The shopping continues
CNOOC finally succumbed to political scaremongering and dropped its bid for Unocal. But the battle did a heap of brand-building for China's oil giant. Even viewers of Fox News, who don't get much foreign exposure beyond terror reports and heroics in Iraq, recognize the name now.
Haier, too, pulled out of a competition to buy washing-machine maker Maytag. China, on the other hand, generated some shopping news in the UK: Huawei, China's big name in wireless communications, was preparing a bid for the UK's Marconi, the original name in wireless, as radios were known in empire days. And Nanjing Auto was reported to be taking over MG Rover, although just what it was taking over was unclear: Shanghai Auto had already reportedly secured the rights to make two of the British carmaker's most promising models.

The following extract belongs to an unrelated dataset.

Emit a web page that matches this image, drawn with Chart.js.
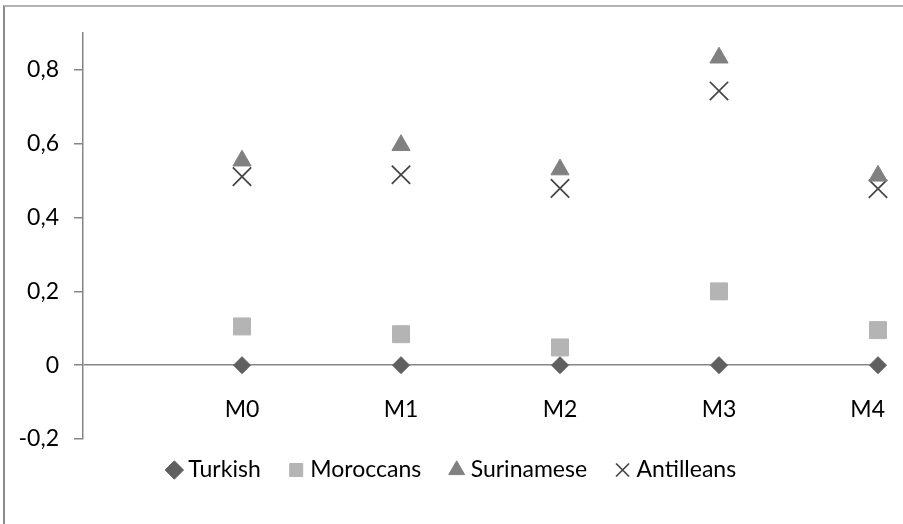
<!DOCTYPE html>
<html>
<head>
<meta charset="utf-8">
<script src="https://cdn.jsdelivr.net/npm/chart.js@4.4.1/dist/chart.umd.min.js"></script>
<style>
  html, body { margin: 0; padding: 0; background: #fff; }
  #wrap { position: relative; width: 903px; height: 524px; }
  #frame { position: absolute; left: 3px; top: 5px; right: 0; bottom: 0;
           border-left: 2px solid #8c8c8c; border-top: 2px solid #b4b4b4; pointer-events: none; }
</style>
</head>
<body>
<div id="wrap">
  <canvas id="chart" width="903" height="524"></canvas>
  <div id="frame"></div>
</div>
<script>
// categories and values
const categories = ['M0', 'M1', 'M2', 'M3', 'M4'];
const turkish = [0, 0, 0, 0, 0];
const moroccans = [0.105, 0.084, 0.048, 0.200, 0.095];
const surinamese = [0.554, 0.596, 0.530, 0.833, 0.513];
const antilleans = [0.511, 0.516, 0.479, 0.743, 0.478];
const yTicks = [-0.2, 0, 0.2, 0.4, 0.6, 0.8];

// category i sits at x = i + 1, the y axis is at x = 0
function points(values) {
    return values.map((v, i) => ({ x: i + 1, y: v }));
}

const font = { family: "Lato, sans-serif", size: 23 };
const axisColor = '#868686';

// category labels sit just under the zero line, kept inside the plot on the right
const categoryLabels = {
    id: 'categoryLabels',
    afterDraw: function (chart) {
        var c = chart.ctx, xs = chart.scales.x, ys = chart.scales.y;
        var y = ys.getPixelForValue(0) + 44;
        c.save();
        c.font = font.size + 'px ' + font.family;
        c.fillStyle = '#000';
        c.textAlign = 'center';
        c.textBaseline = 'middle';
        categories.forEach(function (label, i) {
            var w = c.measureText(label).width;
            var x = Math.min(xs.getPixelForValue(i + 1), chart.chartArea.right + 7 - w / 2);
            c.fillText(label, x, y);
        });
        c.restore();
    }
};

// move the legend to where it sits in the picture
const legendNudge = {
    id: 'legendNudge',
    afterLayout: function (chart) {
        var l = chart.legend;
        l.left += 15; l.right += 15;
        l.top -= 13.5; l.bottom -= 13.5;
    }
};

var ctx = document.getElementById('chart').getContext('2d');
var chart = new Chart(ctx, {
    type: 'scatter',
    data: {
        datasets: [{
            label: 'Turkish',
            data: points(turkish),
            pointStyle: 'rectRot',
            pointRadius: 8.5,
            backgroundColor: '#5f5f5f',
            borderColor: '#5f5f5f',
            borderWidth: 1,
            clip: false
        }, {
            label: 'Moroccans',
            data: points(moroccans),
            pointStyle: 'rect',
            pointRadius: 12,
            backgroundColor: '#b4b4b4',
            borderColor: '#b4b4b4',
            borderWidth: 1,
            clip: false
        }, {
            label: 'Surinamese',
            data: points(surinamese),
            pointStyle: 'triangle',
            pointRadius: 10.5,
            backgroundColor: '#808080',
            borderColor: '#808080',
            borderWidth: 1,
            clip: false
        }, {
            label: 'Antilleans',
            data: points(antilleans),
            pointStyle: 'crossRot',
            pointRadius: 13,
            backgroundColor: '#454545',
            borderColor: '#454545',
            borderWidth: 1.75,
            clip: false
        }]
    },
    options: {
        responsive: false,
        devicePixelRatio: 1,
        animation: false,
        layout: {
            padding: { left: 0, right: 25, top: 33, bottom: 19 }
        },
        plugins: {
            tooltip: { enabled: false },
            legend: {
                display: true,
                position: 'bottom',
                labels: {
                    usePointStyle: true,
                    boxWidth: 5,
                    boxHeight: 13,
                    padding: 33,
                    color: '#000',
                    font: font
                }
            }
        },
        scales: {
            x: {
                type: 'linear',
                min: 0,
                max: 5,
                position: 'bottom',
                grid: { display: false, drawTicks: false },
                border: { display: false },
                ticks: { display: false },
                afterFit: function (scale) {
                    scale.height = 0;
                }
            },
            y: {
                min: -0.2,
                max: 0.9,
                afterBuildTicks: function (scale) {
                    scale.ticks = yTicks.map(v => ({ value: v }));
                },
                afterFit: function (scale) {
                    scale.width = 83;
                },
                grid: {
                    drawOnChartArea: true,
                    drawTicks: true,
                    tickLength: 9,
                    // only the zero line runs across the plot
                    color: function (c) { return c.tick && c.tick.value === 0 ? axisColor : 'rgba(0,0,0,0)'; },
                    tickColor: axisColor,
                    lineWidth: 1.5
                },
                border: { color: axisColor, width: 1.5 },
                ticks: {
                    padding: 15,
                    color: '#000',
                    font: font,
                    callback: function (v) { return String(v).replace('.', ','); }
                }
            }
        }
    },
    plugins: [categoryLabels, legendNudge]
});
</script>
</body>
</html>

That mystery aside, the difference between China's US and UK shopping expeditions was stark. Both UK companies China was targeting had long since fallen far from the summit of earlier days – while both American companies continued to be substantial players in their respective segments. Chinese companies are unlikely to give up on the US market, though they will have to work harder to avoid spooking Americans, who are easily spooked these days.
"Denying China a shot at Unocal also invites retaliation," warned The New York Times in an editorial, noting that China might buy Airbus aircraft over Boeings to get even, inspiring the US to strike back in a widening spiral of craziness.
"Because China and the United States are co-dependent…it's generally assumed that government and business leaders in each country will always, in the end, act rationally to avoid self-destruction. But an ongoing policy of brinksmanship is itself irrational."
Worthy sentiments. If only they weren't completely drowned out by America's increasingly jingoist media.